-- REQUIREMENTS --
Give the number of lines that contain the string "this", please, and nothing else.
□ □ □
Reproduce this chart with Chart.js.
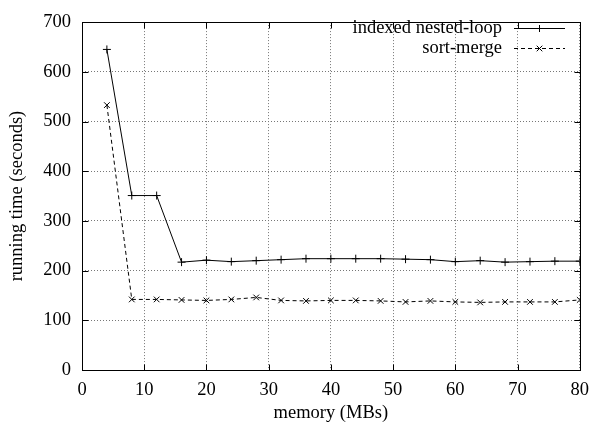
<!DOCTYPE html>
<html>
<head>
<meta charset="utf-8">
<script src="https://cdn.jsdelivr.net/npm/chart.js@4/dist/chart.umd.min.js"></script>
<style>
html,body{margin:0;padding:0;background:#fff;}
#wrap{width:598px;height:428px;position:relative;}
</style>
</head>
<body>
<div id="wrap"><canvas id="c" width="598" height="428"></canvas></div>
<script>
const memoryMB = [4, 8, 12, 16, 20, 24, 28, 32, 36, 40, 44, 48, 52, 56, 60, 64, 68, 72, 76, 80];
const indexedNestedLoop = [645, 351, 351, 217, 221, 218, 220, 222, 224, 224, 224, 224, 223, 222, 218, 220, 217, 218, 219, 219];
const sortMerge = [533, 142, 142, 141, 140, 142, 146, 140, 139, 140, 140, 139, 137, 139, 137, 136, 137, 137, 137, 141];
const seriesNames = ['indexed nested-loop', 'sort-merge'];
const xTicks = [0, 10, 20, 30, 40, 50, 60, 70, 80];
const yTicks = [0, 100, 200, 300, 400, 500, 600, 700];

const FONT = "'Liberation Serif', 'Times New Roman', serif";
const FS = 18.5;

function pts(xs, ys) { return xs.map((x, i) => ({x: x, y: ys[i]})); }

const frameAndLegend = {
  id: 'frameAndLegend',
  afterDraw(chart) {
    const ctx = chart.ctx;
    const a = chart.chartArea;
    const xs = chart.scales.x, ys = chart.scales.y;
    ctx.save();
    ctx.strokeStyle = '#000';
    ctx.lineWidth = 1;
    ctx.setLineDash([]);
    const L = Math.round(a.left) + 0.5, R = Math.round(a.right) + 0.5;
    const T = Math.round(a.top) + 0.5, B = Math.round(a.bottom) + 0.5;
    ctx.strokeRect(L, T, R - L, B - T);
    const tl = 6;
    ctx.beginPath();
    xTicks.forEach(v => {
      const px = Math.round(xs.getPixelForValue(v)) + 0.5;
      ctx.moveTo(px, B); ctx.lineTo(px, B - tl);
      ctx.moveTo(px, T); ctx.lineTo(px, T + tl);
    });
    yTicks.forEach(v => {
      const py = Math.round(ys.getPixelForValue(v)) + 0.5;
      ctx.moveTo(L, py); ctx.lineTo(L + tl, py);
      ctx.moveTo(R, py); ctx.lineTo(R - tl, py);
    });
    ctx.stroke();

    // legend
    ctx.font = FS + 'px ' + FONT;
    ctx.fillStyle = '#000';
    ctx.textAlign = 'right';
    ctx.textBaseline = 'middle';
    chart.data.datasets.forEach((ds, i) => {
      const y = 28 + i * 20;
      ctx.fillText(ds.label, 502, y);
      ctx.beginPath();
      ctx.setLineDash(ds.borderDash || []);
      ctx.moveTo(514, y + 0.5); ctx.lineTo(565, y + 0.5);
      ctx.stroke();
      ctx.setLineDash([]);
      const mx = 539.5, my = y + 0.5, r = 3.5;
      ctx.beginPath();
      if (ds.pointStyle === 'cross') {
        ctx.moveTo(mx - r, my); ctx.lineTo(mx + r, my);
        ctx.moveTo(mx, my - r); ctx.lineTo(mx, my + r);
      } else {
        ctx.moveTo(mx - r * 0.8, my - r * 0.8); ctx.lineTo(mx + r * 0.8, my + r * 0.8);
        ctx.moveTo(mx - r * 0.8, my + r * 0.8); ctx.lineTo(mx + r * 0.8, my - r * 0.8);
      }
      ctx.stroke();
    });
    ctx.restore();
  }
};

new Chart(document.getElementById('c'), {
  type: 'line',
  data: {
    datasets: [
      {
        label: seriesNames[0],
        data: pts(memoryMB, indexedNestedLoop),
        borderColor: '#000',
        backgroundColor: '#000',
        borderWidth: 1,
        pointStyle: 'cross',
        pointRadius: 4,
        pointBorderWidth: 1,
        pointBorderColor: '#000',
        tension: 0,
        fill: false
      },
      {
        label: seriesNames[1],
        data: pts(memoryMB, sortMerge),
        borderColor: '#000',
        backgroundColor: '#000',
        borderWidth: 1,
        borderDash: [4, 3],
        pointStyle: 'crossRot',
        pointRadius: 4,
        pointBorderWidth: 1,
        pointBorderColor: '#000',
        tension: 0,
        fill: false
      }
    ]
  },
  options: {
    responsive: false,
    animation: false,
    devicePixelRatio: 1,
    layout: {padding: {left: 0, right: 10, top: 13, bottom: 0}},
    plugins: {legend: {display: false}, tooltip: {enabled: false}},
    scales: {
      x: {
        type: 'linear',
        min: 0, max: 80,
        afterBuildTicks: s => { s.ticks = xTicks.map(v => ({value: v})); },
        afterFit: s => { s.height = 58; },
        ticks: {color: '#000', font: {family: FONT, size: FS}, padding: 9, maxRotation: 0, autoSkip: false},
        grid: {color: '#777', drawTicks: false, lineWidth: 1},
        border: {display: false, dash: [1, 2]},
        title: {display: true, text: 'memory (MBs)', color: '#000', font: {family: FONT, size: FS}, padding: {top: 2, bottom: 4}}
      },
      y: {
        type: 'linear',
        min: 0, max: 700,
        afterBuildTicks: s => { s.ticks = yTicks.map(v => ({value: v})); },
        afterFit: s => { s.width = 82; },
        ticks: {color: '#000', font: {family: FONT, size: FS}, padding: 11, autoSkip: false},
        grid: {color: '#777', drawTicks: false, lineWidth: 1},
        border: {display: false, dash: [1, 2]},
        title: {display: true, text: 'running time (seconds)', color: '#000', font: {family: FONT, size: FS}, padding: {top: 6, bottom: 0}}
      }
    }
  },
  plugins: [frameAndLegend]
});
</script>
</body>
</html>
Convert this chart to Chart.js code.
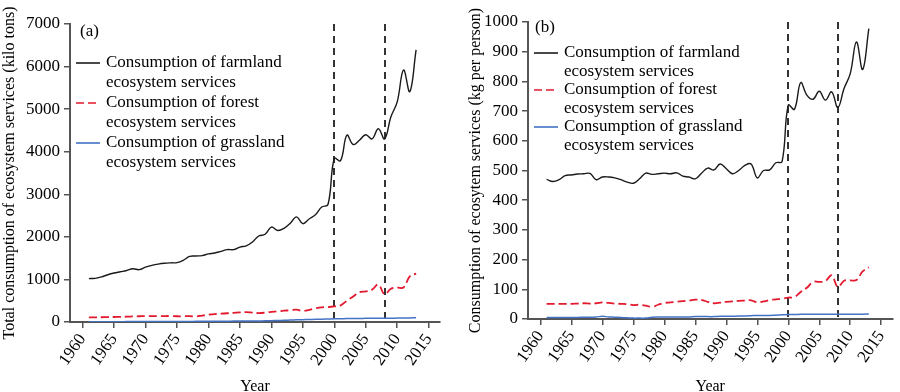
<!DOCTYPE html>
<html>
<head>
<meta charset="utf-8">
<script src="https://cdn.jsdelivr.net/npm/chart.js@4.4.1/dist/chart.umd.min.js"></script>
<style>
  html, body { margin: 0; padding: 0; background: #fff; }
  .panel { position: absolute; top: 0; width: 450px; height: 392px; }
  #wrapA { left: 0; }
  #wrapB { left: 450px; }
</style>
</head>
<body>
<div class="panel" id="wrapA"><canvas id="chartA"></canvas></div>
<div class="panel" id="wrapB"><canvas id="chartB"></canvas></div>
<script>
// data, 1961-2013
const years = [1961, 1962, 1963, 1964, 1965, 1966, 1967, 1968, 1969, 1970,
  1971, 1972, 1973, 1974, 1975, 1976, 1977, 1978, 1979, 1980,
  1981, 1982, 1983, 1984, 1985, 1986, 1987, 1988, 1989, 1990,
  1991, 1992, 1993, 1994, 1995, 1996, 1997, 1998, 1999, 2000,
  2001, 2002, 2003, 2004, 2005, 2006, 2007, 2008, 2009, 2010,
  2011, 2012, 2013];
const xTicks = [1960, 1965, 1970, 1975, 1980, 1985, 1990, 1995, 2000, 2005, 2010, 2015];
const markerYears = [2000, 2008];
const seriesNames = [
  ['Consumption of farmland', 'ecosystem services'],
  ['Consumption of forest', 'ecosystem services'],
  ['Consumption of grassland', 'ecosystem services']
];

// (a) total consumption, kilo tons
const farmlandTotal = [1020, 1025, 1060, 1110, 1150, 1180, 1210, 1250, 1230, 1290,
  1330, 1360, 1380, 1390, 1395, 1450, 1540, 1550, 1560, 1600,
  1620, 1660, 1700, 1700, 1760, 1790, 1880, 2020, 2060, 2230,
  2150, 2200, 2320, 2470, 2310, 2420, 2520, 2700, 2760, 3840,
  3790, 4390, 4170, 4270, 4400, 4300, 4540, 4300, 4820, 5170,
  5920, 5410, 6390];
const forestTotal = [110, 110, 112, 115, 118, 120, 125, 130, 135, 140,
  138, 138, 140, 140, 135, 135, 138, 130, 150, 170,
  185, 195, 205, 215, 225, 230, 220, 210, 220, 240,
  250, 265, 275, 290, 260, 285, 320, 345, 350, 365,
  390, 500, 600, 700, 720, 760, 880, 650, 780, 805,
  810, 1070, 1135];
const grasslandTotal = [5, 6, 6, 7, 8, 8, 9, 10, 11, 13,
  11, 11, 12, 12, 12, 13, 14, 15, 16, 18,
  18, 19, 20, 21, 22, 23, 24, 26, 27, 30,
  35, 40, 46, 50, 55, 58, 62, 66, 70, 74,
  78, 80, 82, 84, 86, 87, 88, 89, 90, 92,
  94, 96, 98];

// (b) per capita consumption, kg per person
const farmlandPerCap = [470, 463, 469, 483, 485, 488, 489, 490, 469, 478,
  478, 475, 469, 461, 457, 472, 491, 487, 489, 491,
  489, 492, 481, 478, 472, 491, 508, 502, 522, 506,
  489, 500, 517, 522, 475, 500, 502, 526, 530, 720,
  706, 796, 754, 740, 767, 737, 765, 712, 776, 826,
  933, 840, 978];
const forestPerCap = [51, 51, 51, 51, 51, 52, 53, 52, 53, 56,
  54, 52, 51, 50, 47, 48, 45, 41, 48, 54,
  56, 58, 60, 62, 65, 64, 58, 53, 55, 58,
  59, 61, 62, 63, 56, 59, 64, 66, 68, 72,
  74, 91, 105, 125, 125, 128, 147, 108, 129, 130,
  131, 160, 174];
const grasslandPerCap = [5, 5, 5, 5, 5, 5, 6, 6, 7, 9,
  7, 6, 5, 4, 3, 3, 3, 6, 7, 7,
  7, 7, 7, 7, 8, 8, 8, 8, 9, 9,
  9, 10, 10, 11, 12, 12, 12, 13, 14, 15,
  15, 16, 16, 16, 16, 16, 16, 16, 16, 16,
  16, 16, 17];

const serif = '"Liberation Serif", "Times New Roman", serif';
const axisGrey = '#555';

const panelDecor = {
  id: 'panelDecor',
  beforeDatasetsDraw(chart, args, opts) {
    const { ctx, chartArea: a, scales: { x } } = chart;
    ctx.save();
    ctx.strokeStyle = '#333';
    ctx.lineWidth = 2;
    ctx.setLineDash([7, 5]);
    markerYears.forEach(yr => {
      const px = Math.round(x.getPixelForValue(yr));
      ctx.beginPath();
      ctx.moveTo(px, a.top);
      ctx.lineTo(px, a.bottom);
      ctx.stroke();
    });
    ctx.restore();
  },
  afterDatasetsDraw(chart, args, opts) {
    const { ctx, chartArea: a } = chart;
    ctx.save();
    ctx.font = '17px ' + serif;
    ctx.fillStyle = '#000';
    ctx.textBaseline = 'middle';
    ctx.fillText(opts.letter, a.left + opts.letterDx, a.top + opts.letterDy);
    chart.data.datasets.forEach((ds, i) => {
      const y0 = a.top + opts.legendTop + i * opts.entryGap;
      ctx.strokeStyle = ds.borderColor;
      ctx.lineWidth = 1.6;
      ctx.setLineDash(ds.borderDash || []);
      ctx.beginPath();
      ctx.moveTo(a.left + 6, y0);
      ctx.lineTo(a.left + 30, y0);
      ctx.stroke();
      seriesNames[i].forEach((t, j) => ctx.fillText(t, a.left + 36, y0 + j * opts.lineGap));
    });
    ctx.restore();
  }
};

function pts(vals) {
  return years.map((yr, i) => ({ x: yr, y: vals[i] }));
}

function makeConfig(vals, yMax, yStep, yTitle, pan) {
  const tickFont = { family: serif, size: 17 };
  const titleFont = { family: serif, size: 16 };
  return {
    type: 'line',
    data: {
      datasets: [
        { data: pts(vals[0]), borderColor: '#1a1a1a', borderWidth: 1.4 },
        { data: pts(vals[1]), borderColor: '#e3192d', borderWidth: 1.8, borderDash: [8, 4] },
        { data: pts(vals[2]), borderColor: '#4472c4', borderWidth: 1.5 }
      ]
    },
    options: {
      responsive: true,
      maintainAspectRatio: false,
      animation: false,
      layout: { padding: pan.padding },
      elements: { point: { radius: 0 }, line: { tension: 0.4 } },
      plugins: {
        legend: { display: false },
        tooltip: { enabled: false },
        panelDecor: pan.decor
      },
      scales: {
        x: {
          type: 'linear',
          min: 1958,
          max: 2016.8,
          afterBuildTicks: s => { s.ticks = xTicks.map(v => ({ value: v })); },
          afterFit: s => { s.height = pan.xHeight; },
          grid: { drawOnChartArea: false, drawTicks: true, tickLength: 6, color: axisGrey, lineWidth: 1.5 },
          border: { color: axisGrey, width: 2 },
          ticks: { autoSkip: false, maxRotation: 55, minRotation: 55, padding: 2, color: '#000', font: tickFont,
            callback: v => String(v) },
          title: { display: true, text: 'Year', color: '#000', font: titleFont, padding: { top: 0, bottom: -4 } }
        },
        y: {
          min: 0,
          max: yMax,
          afterFit: s => { s.width = pan.yWidth; },
          grid: { drawOnChartArea: false, drawTicks: true, tickLength: 6, color: axisGrey, lineWidth: 1.5 },
          border: { color: axisGrey, width: 2 },
          ticks: { stepSize: yStep, padding: 4, color: '#000', font: tickFont, callback: v => String(v) },
          title: { display: true, text: yTitle, color: '#000', font: titleFont, padding: { top: pan.titlePad, bottom: 0 } }
        }
      }
    },
    plugins: [panelDecor]
  };
}

new Chart(document.getElementById('chartA'), makeConfig(
  [farmlandTotal, forestTotal, grasslandTotal], 7000, 1000,
  'Total consumption of ecosystem services (kilo tons)',
  {
    padding: { top: 24, right: 10, left: 0, bottom: 0 },
    xHeight: 70, yWidth: 70, titlePad: 0,
    decor: { letter: '(a)', letterDx: 10, letterDy: 8, legendTop: 39, entryGap: 40, lineGap: 20 }
  }
));

new Chart(document.getElementById('chartB'), makeConfig(
  [farmlandPerCap, forestPerCap, grasslandPerCap], 1000, 100,
  'Consumption of ecosytem services (kg per person)',
  {
    padding: { top: 22, right: 2, left: 0, bottom: 0 },
    xHeight: 73, yWidth: 78, titlePad: 16,
    decor: { letter: '(b)', letterDx: 7, letterDy: 6, legendTop: 31, entryGap: 37, lineGap: 19 }
  }
));
</script>
</body>
</html>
□ □ □
-- SOLUTION BELOW --
2